AVAILABLE DATA:
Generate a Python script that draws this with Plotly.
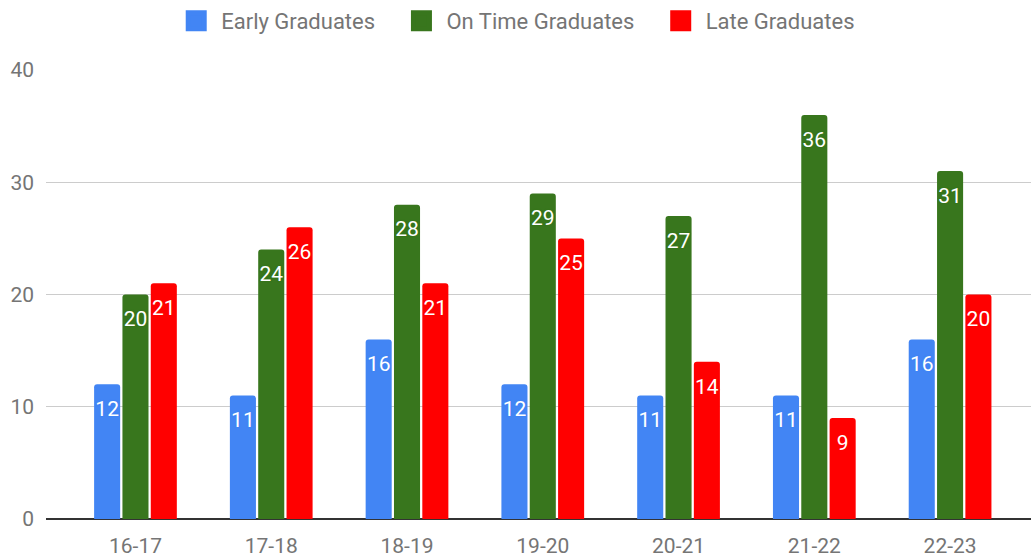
import plotly.graph_objects as go

categories = ["16-17", "17-18", "18-19", "19-20", "20-21", "21-22", "22-23"]
early = [12, 11, 16, 12, 11, 11, 16]
on_time = [20, 24, 28, 29, 27, 36, 31]
late = [21, 26, 21, 25, 14, 9, 20]

series_names = ["Early Graduates", "On Time Graduates", "Late Graduates"]
series_values = [early, on_time, late]
colors = ["#4285F4", "#38761D", "#FF0000"]

FONT = "Roboto"
fig = go.Figure()

for name, vals, c in zip(series_names, series_values, colors):
    fig.add_trace(go.Bar(
        x=categories, y=vals, name=name, marker=dict(color=c, line=dict(width=0)),
        showlegend=False, hoverinfo="x+y+name",
    ))

for name, vals, c in zip(series_names, series_values, colors):
    shadow = ", ".join(f"{dx}px {dy}px 1px {c}" for dx, dy in [(1, 0), (-1, 0), (0, 1), (0, -1)])
    fig.add_trace(go.Scatter(
        x=categories, y=vals, mode="markers+text", text=[str(v) for v in vals],
        textposition="bottom center",
        textfont=dict(family=FONT, size=21, color="white", shadow=shadow),
        marker=dict(size=24, color="rgba(0,0,0,0)"),
        showlegend=False, hoverinfo="skip", cliponaxis=False,
    ))

for name, c in zip(series_names, colors):
    fig.add_trace(go.Scatter(
        x=[None], y=[None], mode="markers", name=name + "\u00a0\u00a0\u00a0",
        xaxis="x2", yaxis="y2",
        marker=dict(symbol="square", size=16, color=c, line=dict(color=c, width=6)),
    ))

fig.update_layout(
    width=1031, height=559,
    margin=dict(l=46, r=0, t=70, b=40),
    paper_bgcolor="white", plot_bgcolor="white",
    barmode="group", bargap=0.374, bargroupgap=0.08, barcornerradius=3,
    scattermode="group", scattergap=0.374,
    font=dict(family=FONT, size=21, color="#757575"),
    legend=dict(orientation="h", x=0.485, xanchor="center", y=1.109, yanchor="middle",
                itemwidth=40,
                font=dict(family=FONT, size=22, color="#757575"), itemclick=False),
    xaxis=dict(range=[-0.659, 6.596], showgrid=False, showline=False, zeroline=False,
               ticks="", tickfont=dict(size=21, color="#757575"), fixedrange=True,
               automargin=False, ticklabelstandoff=12),
    yaxis=dict(range=[0, 40], dtick=10, showgrid=True, gridcolor="#CCCCCC", gridwidth=1,
               zeroline=True, zerolinecolor="#333333", zerolinewidth=2,
               showline=False, ticks="", tickfont=dict(size=21, color="#757575"),
               ticklabelstandoff=11, fixedrange=True, automargin=False),
    xaxis2=dict(overlaying="x", visible=False, range=[0, 1]),
    yaxis2=dict(overlaying="y", visible=False, range=[0, 1]),
)

fig.write_html("out.html", config={"displayModeBar": False},
               post_script="document.body.style.margin='0';document.body.style.padding='0';")
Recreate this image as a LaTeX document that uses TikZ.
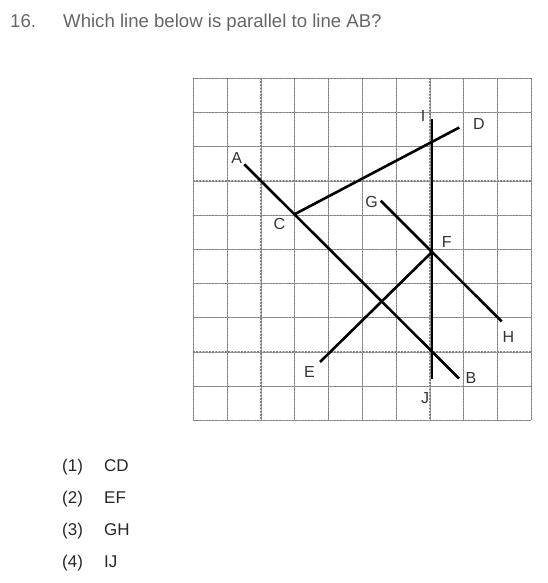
\documentclass[tikz,border=0pt]{standalone}
\usepackage{fontspec}
\setmainfont{Liberation Sans}
\begin{document}
\begin{tikzpicture}[x=1pt,y=-1pt,
  gridline/.style={draw=black!50,line width=1.2pt,dotted,line cap=round},
  gridsolid/.style={draw=black!35,line width=0.7pt},
  seg/.style={draw=black,line width=2.6pt},
  lbl/.style={inner sep=0pt,font=\fontsize{16}{19}\selectfont,text=black!80},
  txt/.style={inner sep=0pt,anchor=base west,font=\fontsize{17}{20}\selectfont},
  ttl/.style={inner sep=0pt,anchor=base west,font=\fontsize{18.6}{22}\selectfont,text=black!60}]
\useasboundingbox (0,0) rectangle (548,583);
% title
\node[ttl] (num) at (10,28) {16.};
\node[ttl] (title) at (63,28) {Which line below is parallel to line AB?};
% grid
\foreach \i in {0,...,10}{
  \draw[gridsolid] ({193.3+33.8*\i},78.3) -- ({193.3+33.8*\i},420.3);
  \draw[gridline] ({193.3+33.8*\i},78.3) -- ({193.3+33.8*\i},420.3);
  \draw[gridsolid] (193.3,{78.3+34.2*\i}) -- (531.3,{78.3+34.2*\i});
  \draw[gridline] (193.3,{78.3+34.2*\i}) -- (531.3,{78.3+34.2*\i});
}
% points
\coordinate (pA) at (244.3,164.3);
\coordinate (pB) at (459,378.5);
\coordinate (pC) at (294.5,214.3);
\coordinate (pD) at (459.3,127.5);
\coordinate (pI) at (432,119.5);
\coordinate (pJ) at (432,378.5);
\coordinate (pG) at (380.7,200.7);
\coordinate (pH) at (501.7,321.5);
\coordinate (pF) at (432,252);
\coordinate (pE) at (320,362);
% segments
\draw[seg] (pA) -- (pB);
\draw[seg] (pC) -- (pD);
\draw[seg] (pI) -- (pJ);
\draw[seg] (pG) -- (pH);
\draw[seg] (pE) -- (pF);
% labels
\node[lbl] (lA) at (236.7,158.3) {A};
\node[lbl] (lB) at (471,378) {B};
\node[lbl] (lC) at (279.5,224) {C};
\node[lbl] (lD) at (479,124) {D};
\node[lbl] (lE) at (309.5,372.3) {E};
\node[lbl] (lF) at (446.7,241.7) {F};
\node[lbl] (lG) at (371.7,201.7) {G};
\node[lbl] (lH) at (508.3,336.7) {H};
\node[lbl] (lI) at (423,115.5) {I};
\node[lbl] (lJ) at (425,398.3) {J};
% options
\node[txt,text=black!85] (o1) at (62,471) {(1)};
\node[txt,text=black!85] (o1t) at (104,471) {CD};
\node[txt,text=black!85] (o2) at (62,503) {(2)};
\node[txt,text=black!85] (o2t) at (104,503) {EF};
\node[txt,text=black!85] (o3) at (62,535) {(3)};
\node[txt,text=black!85] (o3t) at (104,535) {GH};
\node[txt,text=black!85] (o4) at (62,567) {(4)};
\node[txt,text=black!85] (o4t) at (104,567) {IJ};
\end{tikzpicture}
\end{document}
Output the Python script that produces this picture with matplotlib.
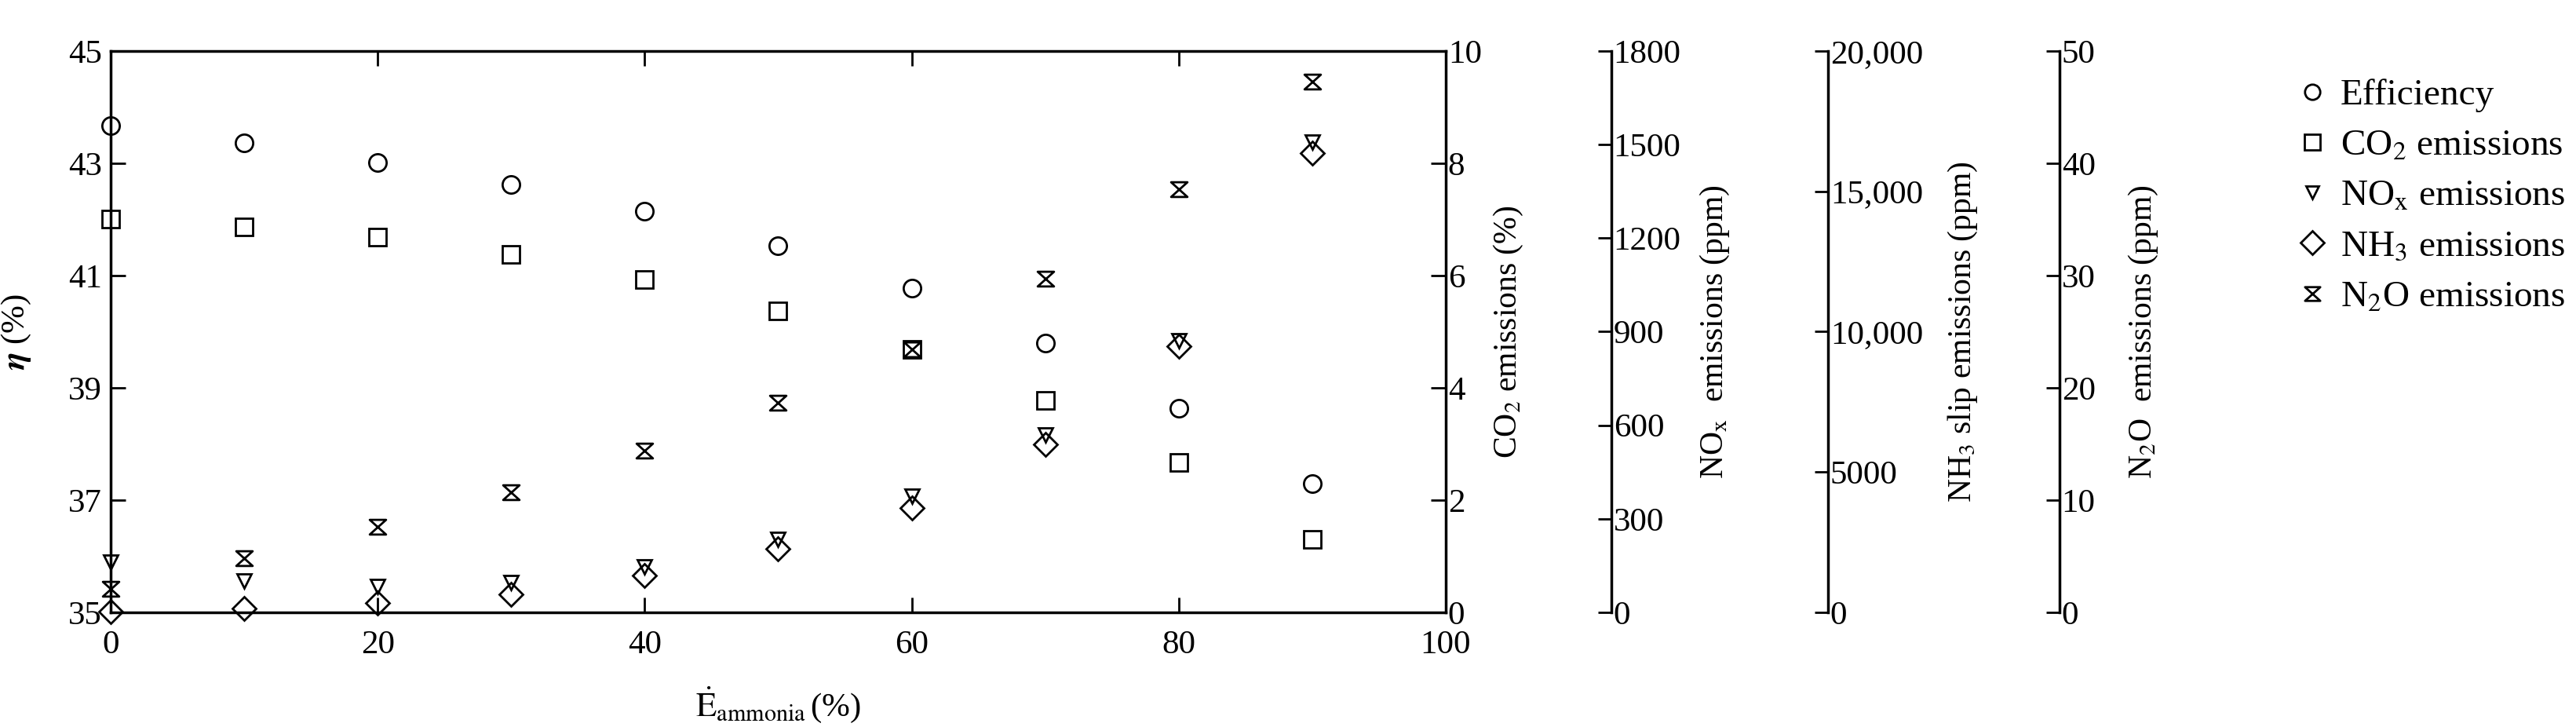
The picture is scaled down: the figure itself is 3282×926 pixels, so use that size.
import matplotlib
matplotlib.use("Agg")
import matplotlib.pyplot as plt
from matplotlib.path import Path
from matplotlib.lines import Line2D

plt.rcParams['font.family'] = ['Liberation Serif', 'DejaVu Serif']
plt.rcParams['mathtext.fontset'] = 'stix'

# ammonia energy share (%)
ammonia = [0, 10, 20, 30, 40, 50, 60, 70, 80, 90]
efficiency = [43.67, 43.36, 43.02, 42.62, 42.14, 41.53, 40.77, 39.80, 38.63, 37.29]
co2 = [7.01, 6.87, 6.68, 6.38, 5.93, 5.37, 4.68, 3.77, 2.67, 1.30]
nox = [160, 101, 82, 95, 145, 235, 372, 568, 872, 1509]
nh3 = [30, 141, 329, 657, 1315, 2254, 3732, 5983, 9490, 16374]
n2o = [2.1, 4.8, 7.6, 10.7, 14.4, 18.7, 23.4, 29.7, 37.7, 47.3]

nh3_ticks = [0, 5000, 10000, 15000, 20000]
nh3_ticklabels = ['0', '5000', '10,000', '15,000', '20,000']

# hourglass marker
hourglass = Path([(-1, 0.9), (1, 0.9), (-1, -0.9), (1, -0.9), (-1, 0.9)],
                 [Path.MOVETO, Path.LINETO, Path.LINETO, Path.LINETO, Path.CLOSEPOLY])

W, H = 3282, 926
fig = plt.figure(figsize=(W / 100, H / 100), dpi=100)
L, R, T, B = 141, 1842, 65, 780
ax = fig.add_axes([L / W, 1 - B / H, (R - L) / W, (B - T) / H])

tick_kw = dict(direction='in', length=14, width=2, labelsize=31)
mk = dict(linestyle='none', markerfacecolor='none', markeredgecolor='black', markeredgewidth=2, clip_on=False)

ax.set_xlim(0, 100)
ax.set_ylim(35, 45)
ax.set_xticks(range(0, 101, 20))
ax.set_yticks(range(35, 46, 2))
ax.tick_params(top=True, **tick_kw)
ax.tick_params(axis='x', pad=16)
ax.tick_params(axis='y', pad=8)
for s in ax.spines.values():
    s.set_linewidth(2.5)
ax.plot(ammonia, efficiency, marker='o', markersize=16, zorder=5, **mk)
ax.set_xlabel(r'$\dot{\mathrm{E}}_{\mathrm{ammonia}}\,$(%)', fontsize=31)
ax.xaxis.set_label_coords(0.5, -0.13)
ax.set_ylabel(r'$\boldsymbol{\eta}$ (%)', fontsize=31)
ax.yaxis.set_label_coords(-0.058, 0.5)

# CO2 axis on the right of the frame
ax2 = ax.twinx()
ax2.set_ylim(0, 10)
ax2.set_yticks(range(0, 11, 2))
ax2.tick_params(pad=2, **tick_kw)
ax2.plot(ammonia, co2, marker='s', markersize=16, zorder=5, **mk)
ax2.set_ylabel(r'CO$_2$ emissions (%)', fontsize=30, va='center')
ax2.yaxis.set_label_coords(1.047, 0.5)


def extra_axis(pos, lim, ticks, label, labelx):
    a = ax.twinx()
    a.spines['right'].set_position(('axes', pos))
    a.spines['right'].set_linewidth(2.5)
    for s in ['left', 'top', 'bottom']:
        a.spines[s].set_visible(False)
    a.set_ylim(*lim)
    a.set_yticks(ticks)
    a.tick_params(direction='in', length=12, width=2, labelsize=31, pad=2)
    a.set_ylabel(label, fontsize=30, va='center')
    a.yaxis.set_label_coords(labelx, 0.5)
    return a


ax3 = extra_axis(1.124, (0, 1800), range(0, 1801, 300), r'NO$_\mathrm{x}$  emissions (ppm)', 1.2017)
ax3.plot(ammonia, nox, marker='v', markersize=13, zorder=5, **mk)

ax4 = extra_axis(1.2863, (0, 20000), nh3_ticks, r'NH$_3$ slip emissions (ppm)', 1.3874)
ax4.set_yticklabels(nh3_ticklabels)
ax4.plot(ammonia, nh3, marker='D', markersize=15, zorder=5, **mk)

ax5 = extra_axis(1.4597, (0, 50), range(0, 51, 10), r'N$_2$O  emissions (ppm)', 1.5226)
ax5.plot(ammonia, n2o, marker=hourglass, markersize=15, zorder=5, **mk)

handles = [
    Line2D([], [], marker='o', markersize=14, **mk),
    Line2D([], [], marker='s', markersize=14, **mk),
    Line2D([], [], marker='v', markersize=12, **mk),
    Line2D([], [], marker='D', markersize=15, **mk),
    Line2D([], [], marker=hourglass, markersize=14, **mk),
]
labels = ['Efficiency', r'CO$_2$ emissions', r'NO$_\mathrm{x}$ emissions',
          r'NH$_3$ emissions', r'N$_2$O emissions']
fig.legend(handles, labels, loc='upper left', bbox_to_anchor=(2925 / W, 1 - 100 / H),
           frameon=False, fontsize=34, handlelength=0.9, handletextpad=0.3,
           labelspacing=0.45, borderaxespad=0, borderpad=0)

fig.savefig('out.png', dpi=100)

TASK TO COMPLETE: Start at the first line of the records and write out everything up to and including the line containing "fig = go.Figure()". No pictures.

EXERCISE ANSWER:
Generate a Python script that draws this with Plotly.
import plotly.graph_objects as go

categories = ["16-17", "17-18", "18-19", "19-20", "20-21", "21-22", "22-23"]
early = [12, 11, 16, 12, 11, 11, 16]
on_time = [20, 24, 28, 29, 27, 36, 31]
late = [21, 26, 21, 25, 14, 9, 20]

series_names = ["Early Graduates", "On Time Graduates", "Late Graduates"]
series_values = [early, on_time, late]
colors = ["#4285F4", "#38761D", "#FF0000"]

FONT = "Roboto"
fig = go.Figure()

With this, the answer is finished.